**Task statement**
Copy every record below exactly.

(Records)
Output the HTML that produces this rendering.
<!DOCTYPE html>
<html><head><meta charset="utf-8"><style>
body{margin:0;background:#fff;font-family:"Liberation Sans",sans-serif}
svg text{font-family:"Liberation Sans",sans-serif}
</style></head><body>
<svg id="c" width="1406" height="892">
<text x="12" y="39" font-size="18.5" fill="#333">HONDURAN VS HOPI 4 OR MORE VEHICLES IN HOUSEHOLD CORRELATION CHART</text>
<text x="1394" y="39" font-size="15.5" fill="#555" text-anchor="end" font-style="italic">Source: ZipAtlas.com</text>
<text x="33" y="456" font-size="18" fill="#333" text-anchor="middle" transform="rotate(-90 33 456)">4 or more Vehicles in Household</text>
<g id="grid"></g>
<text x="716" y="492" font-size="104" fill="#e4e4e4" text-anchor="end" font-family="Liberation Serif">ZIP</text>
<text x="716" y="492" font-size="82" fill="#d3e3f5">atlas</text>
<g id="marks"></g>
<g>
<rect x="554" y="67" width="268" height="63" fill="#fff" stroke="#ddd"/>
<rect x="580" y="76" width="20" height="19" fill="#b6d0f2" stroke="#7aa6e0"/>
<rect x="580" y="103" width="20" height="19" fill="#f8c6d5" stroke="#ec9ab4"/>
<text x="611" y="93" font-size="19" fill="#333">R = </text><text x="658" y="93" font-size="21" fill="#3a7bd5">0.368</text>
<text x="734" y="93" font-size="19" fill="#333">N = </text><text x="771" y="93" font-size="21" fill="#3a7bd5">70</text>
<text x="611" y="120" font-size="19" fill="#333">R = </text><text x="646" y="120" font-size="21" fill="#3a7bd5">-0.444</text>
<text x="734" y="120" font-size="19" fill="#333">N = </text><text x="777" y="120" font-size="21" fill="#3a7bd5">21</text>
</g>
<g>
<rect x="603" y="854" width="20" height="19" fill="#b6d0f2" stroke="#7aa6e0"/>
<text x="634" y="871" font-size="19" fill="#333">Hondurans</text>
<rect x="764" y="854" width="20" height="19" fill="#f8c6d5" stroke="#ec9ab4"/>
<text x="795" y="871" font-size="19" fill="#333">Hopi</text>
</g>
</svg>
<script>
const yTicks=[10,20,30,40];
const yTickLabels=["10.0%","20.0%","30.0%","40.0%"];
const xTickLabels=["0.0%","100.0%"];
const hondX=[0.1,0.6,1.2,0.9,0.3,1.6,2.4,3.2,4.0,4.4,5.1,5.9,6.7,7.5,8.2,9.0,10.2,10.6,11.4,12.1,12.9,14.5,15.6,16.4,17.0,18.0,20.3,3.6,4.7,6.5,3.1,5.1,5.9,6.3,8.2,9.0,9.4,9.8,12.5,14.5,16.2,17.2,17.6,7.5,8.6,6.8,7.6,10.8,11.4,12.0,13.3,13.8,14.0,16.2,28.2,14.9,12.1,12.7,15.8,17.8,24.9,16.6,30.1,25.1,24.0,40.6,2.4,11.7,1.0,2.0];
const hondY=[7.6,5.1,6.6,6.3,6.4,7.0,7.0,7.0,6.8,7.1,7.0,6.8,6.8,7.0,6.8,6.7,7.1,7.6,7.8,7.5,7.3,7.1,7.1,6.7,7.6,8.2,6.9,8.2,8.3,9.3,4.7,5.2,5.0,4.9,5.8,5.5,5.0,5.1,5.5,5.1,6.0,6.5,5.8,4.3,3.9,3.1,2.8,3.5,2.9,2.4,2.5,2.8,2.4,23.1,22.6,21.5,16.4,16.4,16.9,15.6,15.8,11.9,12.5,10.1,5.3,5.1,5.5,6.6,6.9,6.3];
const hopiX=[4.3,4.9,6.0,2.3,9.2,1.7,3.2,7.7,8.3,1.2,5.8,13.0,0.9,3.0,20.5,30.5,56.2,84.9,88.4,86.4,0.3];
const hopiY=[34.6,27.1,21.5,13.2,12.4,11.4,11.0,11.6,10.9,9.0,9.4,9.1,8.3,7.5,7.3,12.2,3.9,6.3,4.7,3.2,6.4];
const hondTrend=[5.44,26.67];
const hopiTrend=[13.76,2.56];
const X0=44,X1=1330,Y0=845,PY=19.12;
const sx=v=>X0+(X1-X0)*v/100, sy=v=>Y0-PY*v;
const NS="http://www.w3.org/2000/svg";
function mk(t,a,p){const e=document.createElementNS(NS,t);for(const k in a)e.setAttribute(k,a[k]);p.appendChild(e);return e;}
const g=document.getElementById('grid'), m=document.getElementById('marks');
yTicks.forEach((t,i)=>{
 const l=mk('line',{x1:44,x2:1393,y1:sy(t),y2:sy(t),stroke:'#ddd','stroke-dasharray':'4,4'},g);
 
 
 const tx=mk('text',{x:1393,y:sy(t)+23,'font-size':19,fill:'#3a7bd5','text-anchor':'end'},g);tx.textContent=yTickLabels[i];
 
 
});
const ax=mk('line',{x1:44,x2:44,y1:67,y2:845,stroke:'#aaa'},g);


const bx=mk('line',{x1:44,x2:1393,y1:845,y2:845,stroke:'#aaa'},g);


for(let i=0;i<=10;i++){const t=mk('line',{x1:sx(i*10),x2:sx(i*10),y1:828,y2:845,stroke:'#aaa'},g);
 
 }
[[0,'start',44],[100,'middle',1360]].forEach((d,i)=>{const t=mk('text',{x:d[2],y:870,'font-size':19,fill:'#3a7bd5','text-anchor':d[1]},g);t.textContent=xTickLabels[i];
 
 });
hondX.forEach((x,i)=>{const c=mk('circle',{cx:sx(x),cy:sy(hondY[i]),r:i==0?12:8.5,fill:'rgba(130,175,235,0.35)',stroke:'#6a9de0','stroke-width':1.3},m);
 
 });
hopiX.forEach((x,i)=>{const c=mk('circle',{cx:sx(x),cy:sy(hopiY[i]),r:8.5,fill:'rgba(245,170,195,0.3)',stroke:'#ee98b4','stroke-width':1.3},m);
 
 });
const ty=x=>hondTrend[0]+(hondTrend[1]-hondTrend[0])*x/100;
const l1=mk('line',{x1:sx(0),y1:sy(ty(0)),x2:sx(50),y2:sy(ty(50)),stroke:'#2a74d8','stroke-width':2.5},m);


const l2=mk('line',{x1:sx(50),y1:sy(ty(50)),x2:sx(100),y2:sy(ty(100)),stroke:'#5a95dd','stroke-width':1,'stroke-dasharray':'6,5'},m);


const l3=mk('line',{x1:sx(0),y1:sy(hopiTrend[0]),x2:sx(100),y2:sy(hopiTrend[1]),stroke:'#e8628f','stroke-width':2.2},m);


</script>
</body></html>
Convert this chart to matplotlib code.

**Task answer**
Output the HTML that produces this rendering.
<!DOCTYPE html>
<html><head><meta charset="utf-8"><style>
body{margin:0;background:#fff;font-family:"Liberation Sans",sans-serif}
svg text{font-family:"Liberation Sans",sans-serif}
</style></head><body>
<svg id="c" width="1406" height="892">
<text x="12" y="39" font-size="18.5" fill="#333">HONDURAN VS HOPI 4 OR MORE VEHICLES IN HOUSEHOLD CORRELATION CHART</text>
<text x="1394" y="39" font-size="15.5" fill="#555" text-anchor="end" font-style="italic">Source: ZipAtlas.com</text>
<text x="33" y="456" font-size="18" fill="#333" text-anchor="middle" transform="rotate(-90 33 456)">4 or more Vehicles in Household</text>
<g id="grid"></g>
<text x="716" y="492" font-size="104" fill="#e4e4e4" text-anchor="end" font-family="Liberation Serif">ZIP</text>
<text x="716" y="492" font-size="82" fill="#d3e3f5">atlas</text>
<g id="marks"></g>
<g>
<rect x="554" y="67" width="268" height="63" fill="#fff" stroke="#ddd"/>
<rect x="580" y="76" width="20" height="19" fill="#b6d0f2" stroke="#7aa6e0"/>
<rect x="580" y="103" width="20" height="19" fill="#f8c6d5" stroke="#ec9ab4"/>
<text x="611" y="93" font-size="19" fill="#333">R = </text><text x="658" y="93" font-size="21" fill="#3a7bd5">0.368</text>
<text x="734" y="93" font-size="19" fill="#333">N = </text><text x="771" y="93" font-size="21" fill="#3a7bd5">70</text>
<text x="611" y="120" font-size="19" fill="#333">R = </text><text x="646" y="120" font-size="21" fill="#3a7bd5">-0.444</text>
<text x="734" y="120" font-size="19" fill="#333">N = </text><text x="777" y="120" font-size="21" fill="#3a7bd5">21</text>
</g>
<g>
<rect x="603" y="854" width="20" height="19" fill="#b6d0f2" stroke="#7aa6e0"/>
<text x="634" y="871" font-size="19" fill="#333">Hondurans</text>
<rect x="764" y="854" width="20" height="19" fill="#f8c6d5" stroke="#ec9ab4"/>
<text x="795" y="871" font-size="19" fill="#333">Hopi</text>
</g>
</svg>
<script>
const yTicks=[10,20,30,40];
const yTickLabels=["10.0%","20.0%","30.0%","40.0%"];
const xTickLabels=["0.0%","100.0%"];
const hondX=[0.1,0.6,1.2,0.9,0.3,1.6,2.4,3.2,4.0,4.4,5.1,5.9,6.7,7.5,8.2,9.0,10.2,10.6,11.4,12.1,12.9,14.5,15.6,16.4,17.0,18.0,20.3,3.6,4.7,6.5,3.1,5.1,5.9,6.3,8.2,9.0,9.4,9.8,12.5,14.5,16.2,17.2,17.6,7.5,8.6,6.8,7.6,10.8,11.4,12.0,13.3,13.8,14.0,16.2,28.2,14.9,12.1,12.7,15.8,17.8,24.9,16.6,30.1,25.1,24.0,40.6,2.4,11.7,1.0,2.0];
const hondY=[7.6,5.1,6.6,6.3,6.4,7.0,7.0,7.0,6.8,7.1,7.0,6.8,6.8,7.0,6.8,6.7,7.1,7.6,7.8,7.5,7.3,7.1,7.1,6.7,7.6,8.2,6.9,8.2,8.3,9.3,4.7,5.2,5.0,4.9,5.8,5.5,5.0,5.1,5.5,5.1,6.0,6.5,5.8,4.3,3.9,3.1,2.8,3.5,2.9,2.4,2.5,2.8,2.4,23.1,22.6,21.5,16.4,16.4,16.9,15.6,15.8,11.9,12.5,10.1,5.3,5.1,5.5,6.6,6.9,6.3];
const hopiX=[4.3,4.9,6.0,2.3,9.2,1.7,3.2,7.7,8.3,1.2,5.8,13.0,0.9,3.0,20.5,30.5,56.2,84.9,88.4,86.4,0.3];
const hopiY=[34.6,27.1,21.5,13.2,12.4,11.4,11.0,11.6,10.9,9.0,9.4,9.1,8.3,7.5,7.3,12.2,3.9,6.3,4.7,3.2,6.4];
const hondTrend=[5.44,26.67];
const hopiTrend=[13.76,2.56];
const X0=44,X1=1330,Y0=845,PY=19.12;
const sx=v=>X0+(X1-X0)*v/100, sy=v=>Y0-PY*v;
const NS="http://www.w3.org/2000/svg";
function mk(t,a,p){const e=document.createElementNS(NS,t);for(const k in a)e.setAttribute(k,a[k]);p.appendChild(e);return e;}
const g=document.getElementById('grid'), m=document.getElementById('marks');
yTicks.forEach((t,i)=>{
 const l=mk('line',{x1:44,x2:1393,y1:sy(t),y2:sy(t),stroke:'#ddd','stroke-dasharray':'4,4'},g);
 
 
 const tx=mk('text',{x:1393,y:sy(t)+23,'font-size':19,fill:'#3a7bd5','text-anchor':'end'},g);tx.textContent=yTickLabels[i];
 
 
});
const ax=mk('line',{x1:44,x2:44,y1:67,y2:845,stroke:'#aaa'},g);


const bx=mk('line',{x1:44,x2:1393,y1:845,y2:845,stroke:'#aaa'},g);


for(let i=0;i<=10;i++){const t=mk('line',{x1:sx(i*10),x2:sx(i*10),y1:828,y2:845,stroke:'#aaa'},g);
 
 }
[[0,'start',44],[100,'middle',1360]].forEach((d,i)=>{const t=mk('text',{x:d[2],y:870,'font-size':19,fill:'#3a7bd5','text-anchor':d[1]},g);t.textContent=xTickLabels[i];
 
 });
hondX.forEach((x,i)=>{const c=mk('circle',{cx:sx(x),cy:sy(hondY[i]),r:i==0?12:8.5,fill:'rgba(130,175,235,0.35)',stroke:'#6a9de0','stroke-width':1.3},m);
 
 });
hopiX.forEach((x,i)=>{const c=mk('circle',{cx:sx(x),cy:sy(hopiY[i]),r:8.5,fill:'rgba(245,170,195,0.3)',stroke:'#ee98b4','stroke-width':1.3},m);
 
 });
const ty=x=>hondTrend[0]+(hondTrend[1]-hondTrend[0])*x/100;
const l1=mk('line',{x1:sx(0),y1:sy(ty(0)),x2:sx(50),y2:sy(ty(50)),stroke:'#2a74d8','stroke-width':2.5},m);


const l2=mk('line',{x1:sx(50),y1:sy(ty(50)),x2:sx(100),y2:sy(ty(100)),stroke:'#5a95dd','stroke-width':1,'stroke-dasharray':'6,5'},m);


const l3=mk('line',{x1:sx(0),y1:sy(hopiTrend[0]),x2:sx(100),y2:sy(hopiTrend[1]),stroke:'#e8628f','stroke-width':2.2},m);


</script>
</body></html>
Convert this chart to matplotlib code.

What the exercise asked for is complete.